Starting at the first line of the listing below, repeat each line exactly until the line containing "import plotly.graph_objects as go", which you include. Leave out pictures.

* _DATA SECTION_
"""
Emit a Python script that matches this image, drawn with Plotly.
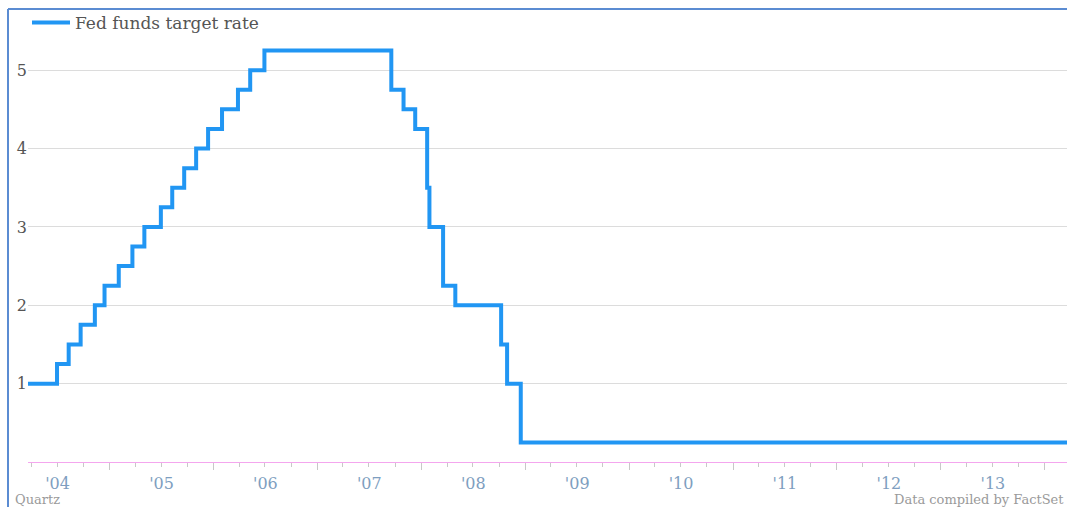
import plotly.graph_objects as go

# Fed funds target rate change dates and levels (percent)
dates = [
    "2003-06-25", "2004-06-30", "2004-08-10", "2004-09-21", "2004-11-10", "2004-12-14",
    "2005-02-02", "2005-03-22", "2005-05-03", "2005-06-30", "2005-08-09", "2005-09-20",
    "2005-11-01", "2005-12-13", "2006-01-31", "2006-03-28", "2006-05-10", "2006-06-29",
    "2007-09-18", "2007-10-31", "2007-12-11", "2008-01-22", "2008-01-30", "2008-03-18",
    "2008-04-30", "2008-10-08", "2008-10-29", "2008-12-16", "2014-03-20",
]
rates = [
    1.00, 1.25, 1.50, 1.75, 2.00, 2.25,
    2.50, 2.75, 3.00, 3.25, 3.50, 3.75,
    4.00, 4.25, 4.50, 4.75, 5.00, 5.25,
    4.75, 4.50, 4.25, 3.50, 3.00, 2.25,
    2.00, 1.50, 1.00, 0.25, 0.25,
]
y_ticks = [1, 2, 3, 4, 5]
x_range = ["2004-03-20", "2014-03-20"]

serif = "DejaVu Serif, Georgia, serif"

fig = go.Figure()
fig.add_trace(go.Scatter(
    x=dates, y=rates, mode="lines", line_shape="hv",
    line=dict(color="#2196F3", width=4),
    name="Fed funds target rate",
))

L, R, T, B = 28, 0, 31, 45
W, H = 1067, 507
pw, ph = W - L - R, H - T - B

def px(x):
    return (x - L) / pw

def py(y):
    return (H - B - y) / ph

fig.update_layout(
    width=W, height=H,
    margin=dict(l=L, r=R, t=T, b=B, pad=0),
    paper_bgcolor="white", plot_bgcolor="white",
    font=dict(family=serif, color="#555"),
    showlegend=True,
    legend=dict(
        x=px(27), y=py(23), xanchor="left", yanchor="middle",
        orientation="h", font=dict(size=17, color="#555", family=serif),
        bgcolor="rgba(0,0,0,0)", itemwidth=38,
    ),
    xaxis=dict(
        type="date", range=x_range,
        showgrid=False, zeroline=False,
        showline=True, linecolor="#f4a6ee", linewidth=1,
        ticks="outside", ticklen=7, tickcolor="#c8c8c8", tickwidth=1,
        tick0="2004-01-01", dtick="M12", tickformat="'%y",
        ticklabelmode="period",
        tickfont=dict(size=16, color="#7e9ec0", family=serif),
        minor=dict(dtick="M3", tick0="2004-01-01", ticks="outside",
                   ticklen=4, tickcolor="#c8c8c8", showgrid=False),
    ),
    yaxis=dict(
        range=[0, 5.5], tickvals=y_ticks, ticktext=[str(v) for v in y_ticks],
        showgrid=True, gridcolor="#dcdcdc", gridwidth=1,
        zeroline=False, showline=False, ticks="",
        tickfont=dict(size=16, color="#555", family=serif),
    ),
    shapes=[
        dict(type="line", xref="paper", yref="paper",
             x0=px(8), x1=px(8), y0=py(9), y1=py(510),
             line=dict(color="#5b8cd2", width=2)),
        dict(type="line", xref="paper", yref="paper",
             x0=px(8), x1=px(1070), y0=py(9), y1=py(9),
             line=dict(color="#5b8cd2", width=2)),
    ],
    annotations=[
        dict(text="Quartz", xref="paper", yref="paper", x=px(13), y=py(499),
             xanchor="left", yanchor="middle", showarrow=False,
             font=dict(size=13, color="#9a9a9a", family=serif)),
        dict(text="Data compiled by FactSet", xref="paper", yref="paper",
             x=px(1066), y=py(499), xanchor="right", yanchor="middle",
             showarrow=False, font=dict(size=13, color="#9a9a9a", family=serif)),
    ],
)

fig.write_html("out.html")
"""
* _THE REPLY_
Emit a Python script that matches this image, drawn with Plotly.
import plotly.graph_objects as go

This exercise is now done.